On many occasions those on the Opposition benches have sneered and jibed about the Economic Management Council. The deal done last week represents the fruits of that council's labour. This is a good-news deal. It is good for this country, for its economy and for its citizens. One cannot consider the deal in cynical terms and state that it delivers only part of this or that and does not deliver other things. This deal has already given rise to tangible results. The former Anglo Irish Bank, which formed the major part of IBRC, and the promissory notes are gone. That news has been largely well received. However, some people are not happy until they are complaining and miserable. Last week's news has driven them demented. They have scrambled, searched and forensically analysed the deal. However, they cannot criticise it in a constructive manner. They have retreated and merely offered their cynical, empty and miserable points of view. If we were obliged to depend on politicians such as them, the fortunes of this country would be a hell of a lot worse.
When this Administration came to office, there were three overarching themes in the context of what it set out to achieve, namely, to restore our reputation abroad, to fix the banking system and the public finances and to get people back into employment. Those objectives are being worked on on an hourly and daily basis by this Administration. Any objective analysis - there have been many of them offered in the past week - has pointed towards this and has offered credit and recognition where they are due.

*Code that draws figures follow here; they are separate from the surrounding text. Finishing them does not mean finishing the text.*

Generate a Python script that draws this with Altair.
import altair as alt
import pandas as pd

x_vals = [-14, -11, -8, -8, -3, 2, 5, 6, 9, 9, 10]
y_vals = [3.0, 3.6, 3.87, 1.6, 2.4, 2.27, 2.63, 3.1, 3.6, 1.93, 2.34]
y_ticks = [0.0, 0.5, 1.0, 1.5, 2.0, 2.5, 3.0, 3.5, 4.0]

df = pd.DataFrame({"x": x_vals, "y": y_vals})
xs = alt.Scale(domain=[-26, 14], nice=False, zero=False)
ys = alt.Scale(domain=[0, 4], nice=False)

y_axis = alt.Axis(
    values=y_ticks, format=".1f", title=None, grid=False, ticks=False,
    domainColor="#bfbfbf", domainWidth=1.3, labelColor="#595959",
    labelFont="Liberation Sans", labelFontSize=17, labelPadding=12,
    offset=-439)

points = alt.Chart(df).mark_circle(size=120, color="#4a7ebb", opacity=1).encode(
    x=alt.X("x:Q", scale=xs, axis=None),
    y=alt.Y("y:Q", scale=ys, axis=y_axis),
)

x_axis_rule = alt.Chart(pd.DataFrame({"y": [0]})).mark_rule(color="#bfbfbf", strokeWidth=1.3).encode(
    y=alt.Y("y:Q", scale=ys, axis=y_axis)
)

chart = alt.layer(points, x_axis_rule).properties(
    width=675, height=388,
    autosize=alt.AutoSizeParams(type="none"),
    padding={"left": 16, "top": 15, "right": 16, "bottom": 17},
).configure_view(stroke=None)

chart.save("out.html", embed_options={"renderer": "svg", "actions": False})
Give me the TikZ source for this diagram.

Two years ago, Ireland's international reputation was in tatters. The IMF came to town and extended to some of the parties in opposition the opportunity to meet its representatives. The former were nearly laughed out of the room because they are so ridiculous. An individual who sits on the Sinn Féin benches just across from me - and who sat behind me when we were Members of Seanad Éireann - engaged in his usual empty, windbag-style rhetoric at that time. I will not forget for as long as I live the fact that he donned the green jersey to support the blanket guarantee. The former Anglo Irish Bank was dragged into that guarantee and it almost dragged the country down with it. We are again being obliged to listen to empty, windbag-style, ignorant and miserable comment from those who are seeking to destroy the good news story for which the Taoiseach, the Tánaiste and the Cabinet fought so hard.
On 2 February 2011, when Fianna Fáil realised its goose was cooked - it still wanted to remain in office for a further 12 months and visit more wreck and ruin on the lives of ordinary, hardworking and decent people - Deputy Martin stated, "Eamon Gilmore needs to be honest about this with the Irish people and stop pretending that you can postpone the corrections to 2016 and that everyone will accept it." Deputy Martin also accused Deputy Gilmore of not living in the real world because he thought the deal could not be renegotiated. I refer, of course, to the absolutely catastrophic and miserable deal - it was nothing short of a financial Armageddon - that the Cabinet of which that man, Deputy Martin, was a member authored and which will lead to economic trauma being visited upon the people of this country for generations. In many ways, this reflects what happened in the 1980s when Fine Gael-Labour Governments spent five years in office trying to clean up the apocalyptic mess left behind by Fianna Fáil after its time in office at the end of the 1970s. In the 1977 general election, Fianna Fáil cynically bought people's votes and they did the same in 1997, 2002 and 2007.
Earlier, we debated the Magdalen laundries. Fianna Fáil was in power for 14 years but it did nothing in respect of the people who suffered in those institutions. It is only since the current Government came into office that those in Fianna Fáil discovered both their consciences and the fact that they have some type of obligation to those who suffered so miserably at the hands of the State and the religious orders. Throughout this evening, they have been uttering rubbish about this and that not being done in respect of both the Magdalen laundries and the deal on the promissory notes which was concluded last week. The previous Fianna Fáil Government engaged in a systematic assault on the economy of this country. The current Administration is turning around the position. The deal is a good news story and any objective analysis will show this to be the case.